"
You Get What You Measure...and Act Upon"
CDCI believes that you get what you measure and research is a
powerful tool for helping organizations improve the quality of
their strategic decisions about customers, people, business
processes, products and services, and pricing. Unfortunately, our
experience shows that most companies measure many of the wrong
things with the wrong objectives in mind. Not everything that gets
counted matters and not everything that matters can be counted.

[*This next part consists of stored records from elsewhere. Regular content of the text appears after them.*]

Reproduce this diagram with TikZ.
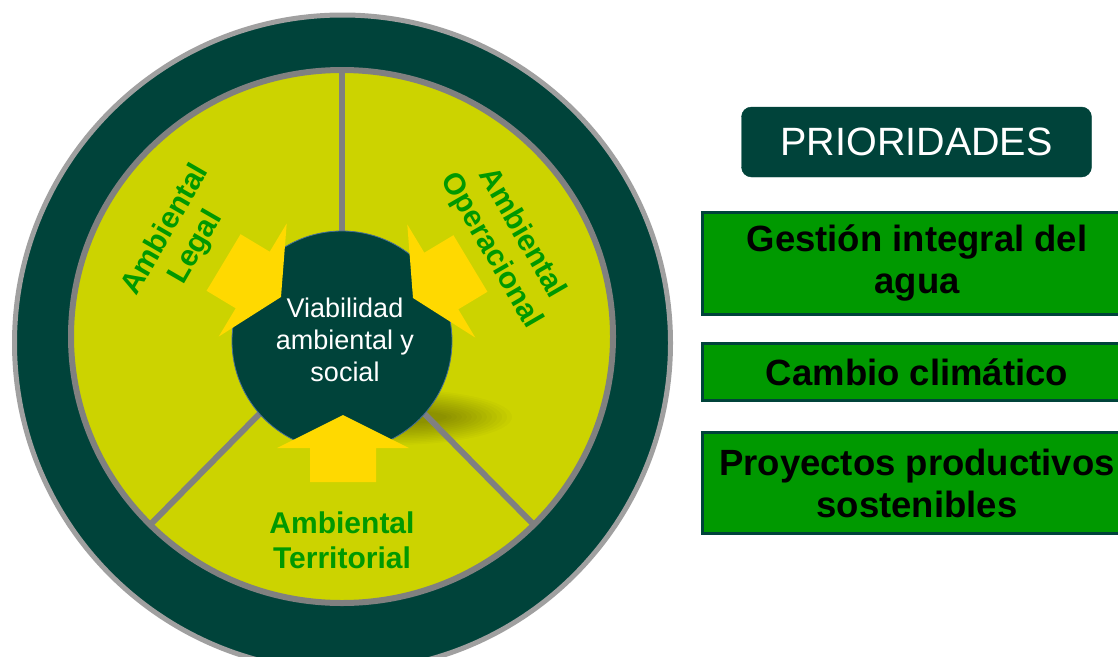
\documentclass[tikz,border=0pt]{standalone}
\usepackage{fontspec}
\setmainfont{Liberation Sans}
\definecolor{dkgreen}{RGB}{0,67,58}
\definecolor{ygreen}{RGB}{204,211,0}
\definecolor{ayellow}{RGB}{255,217,0}
\definecolor{lblgreen}{RGB}{0,153,0}
\definecolor{boxgreen}{RGB}{0,153,0}
\definecolor{outergray}{RGB}{160,160,160}
\definecolor{midgray}{RGB}{128,128,128}
\definecolor{coreedge}{RGB}{70,110,150}
\tikzset{
  spoke/.style={draw=midgray, line width=6pt},
  bigarrow/.style={fill=ayellow, draw=none},
  lbl/.style={text=lblgreen, font=\bfseries\fontsize{30}{35}\selectfont, align=center, inner sep=0pt},
  prio/.style={fill=dkgreen, draw=dkgreen, rounded corners=10pt, text=white, font=\fontsize{39.5}{45}\selectfont, minimum width=350pt, minimum height=70pt, inner sep=0pt},
  pbox/.style={fill=boxgreen, draw=dkgreen, line width=3pt, text=black, font=\bfseries\fontsize{36.5}{42}\selectfont, align=center, minimum width=429pt, inner sep=0pt},
}
\begin{document}
\begin{tikzpicture}[x=1pt,y=-1pt]
\useasboundingbox (0,0) rectangle (1118,656);
\clip (0,0) rectangle (1118,656);
\fill[white] (0,0) rectangle (1118,656);
% outer ring
\filldraw[fill=dkgreen, draw=outergray, line width=5pt] (342.5,343) ellipse [x radius=328pt, y radius=328pt];
% inner disc
\filldraw[fill=ygreen, draw=midgray, line width=6pt] (342,336.5) ellipse [x radius=271pt, y radius=266.5pt];
% shadow (soft)
\foreach \k in {0,...,13}
  \fill[black, opacity=0.022] (390,417) ellipse [x radius=122pt-5pt*\k, y radius=28pt-1.6pt*\k];
% spokes
\coordinate (hub) at (342,330);
\coordinate (sTop) at (342,70);
\coordinate (sLeft) at (150,525);
\coordinate (sRight) at (534,525);
\draw[spoke] (sTop) -- (hub);
\draw[spoke] (sLeft) -- (hub);
\draw[spoke] (sRight) -- (hub);
% core
\node[circle, fill=dkgreen, draw=coreedge, line width=0.8pt, minimum size=220pt, inner sep=0pt] (core) at (342,341) {};
% arrows
\foreach \px/\py/\ang in {343/415/0, 281/297/-121, 413/298/121}{
  \begin{scope}[shift={(\px,\py)}, rotate=\ang]
    \fill[bigarrow] (0,0) -- (66,33) -- (33,33) -- (33,67) -- (-33,67) -- (-33,33) -- (-66,33) -- cycle;
  \end{scope}
}
\node[text=white, font=\fontsize{27}{32}\selectfont, align=center, inner sep=0pt] (corelabel) at (345,340) {Viabilidad\\ambiental y\\social};
% sector labels
\node[lbl, rotate=60] (legal) at (181,239) {Ambiental\\Legal};
\node[lbl, rotate=-60] (oper) at (506,242) {Ambiental\\Operacional};
\node[lbl] (terr) at (342,540) {Ambiental\\Territorial};
% right panel
\node[prio] (prio) at (916.5,142) {PRIORIDADES};
\node[pbox, minimum height=102pt] (agua) at (917,263) {Gestión integral del\\agua};
\node[pbox, minimum height=57pt] (clima) at (917,372) {Cambio climático};
\node[pbox, minimum height=101pt] (proy) at (917,483) {Proyectos productivos\\sostenibles};
\end{tikzpicture}
\end{document}
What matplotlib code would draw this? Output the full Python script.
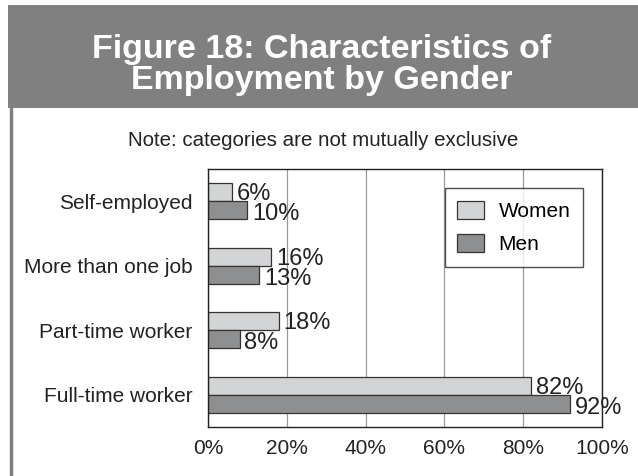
import numpy as np
import matplotlib.pyplot as plt
from matplotlib.patches import Rectangle

plt.rcParams['font.family'] = ['Liberation Sans', 'DejaVu Sans']

categories = ['Self-employed', 'More than one job', 'Part-time worker', 'Full-time worker']
women = [6, 16, 18, 82]
men = [10, 13, 8, 92]
xticks = [0, 20, 40, 60, 80, 100]

fig = plt.figure(figsize=(6.38, 4.76), dpi=100)
W, H = 638, 476

# title banner and left frame line
fig.patches.append(Rectangle((8 / W, 1 - 108 / H), 1 - 8 / W, 103 / H,
                             transform=fig.transFigure, facecolor='#808080', edgecolor='none'))
fig.add_artist(plt.Line2D([10.5 / W, 10.5 / W], [0, 1 - 108 / H], transform=fig.transFigure,
                          color='#808080', lw=2.5))
fig.text(322 / W, 1 - 58 / H, 'Figure 18: Characteristics of', ha='center', va='baseline',
         color='white', fontsize=24.5, fontweight='bold')
fig.text(322 / W, 1 - 89 / H, 'Employment by Gender', ha='center', va='baseline',
         color='white', fontsize=24.5, fontweight='bold')
fig.text(323 / W, 1 - 140 / H, 'Note: categories are not mutually exclusive',
         ha='center', va='center', fontsize=14.8, color='#222222')

ax = fig.add_axes([208 / W, 1 - 427 / H, 394 / W, 258 / H])
y = np.arange(len(categories))
h = 0.28
ax.barh(y - h / 2, women, height=h, color='#d3d4d5', edgecolor='#333333', lw=0.9, label='Women')
ax.barh(y + h / 2, men, height=h, color='#8e8f91', edgecolor='#333333', lw=0.9, label='Men')

for i in range(len(categories)):
    ax.text(women[i] + 1.2, y[i] - h / 2 + 0.03, f'{women[i]}%', va='center', ha='left',
            fontsize=17, color='#222222')
    ax.text(men[i] + 1.2, y[i] + h / 2 + 0.06, f'{men[i]}%', va='center', ha='left',
            fontsize=17, color='#222222')

ax.set_xlim(0, 100)
ax.set_ylim(3.5, -0.5)
ax.set_xticks(xticks)
ax.set_xticklabels([f'{t}%' for t in xticks])
ax.set_yticks(y)
ax.set_yticklabels(categories)
ax.tick_params(length=0, labelsize=15, colors='#222222')
ax.tick_params(axis='x', pad=9)
ax.tick_params(axis='y', pad=11)
ax.xaxis.grid(True, color='#999999', lw=0.9)
ax.set_axisbelow(True)
for s in ax.spines.values():
    s.set_color('#222222')
    s.set_linewidth(1)

leg = ax.legend(loc='upper right', bbox_to_anchor=(0.952, 0.926), borderaxespad=0, fontsize=15,
                frameon=True, fancybox=False, edgecolor='#222222', borderpad=0.6, labelspacing=0.6,
                handlelength=1.3, handleheight=1.0, handletextpad=0.7)
leg.get_frame().set_linewidth(1)

fig.savefig('out.png', dpi=100)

Most big organizations have an extensive customer satisfaction
measurement program and extensive operational measures. However,
some of the typical problems with these systems are that they are
not:
- Linked to one another
- Focused on the same objectives
- Driven by customer data
- Connected to strategic business goals
- Hardwired to customer touch points or moments of truth
- Integrated with communication, process enhancement and
training activities
As important as what you measure is what you do with the
information. Even when measurement is done well, companies often
fail to deploy the lessons learned from research into the
organization. The information stays within a small group of
people, which limits the ability of the organization to take
action at the customer interface.
CDCI believes that the primary purpose of customer and employee
research is to make focused changes to improve organizational
performance. This requires providing managers and other personnel
with compelling information that is timely, reliable, easy to
understand, and actionable. It also requires that organizations
have communication, process enhancement and training resources
available to rapidly mobilize the organization to respond to the
opportunities found in the research.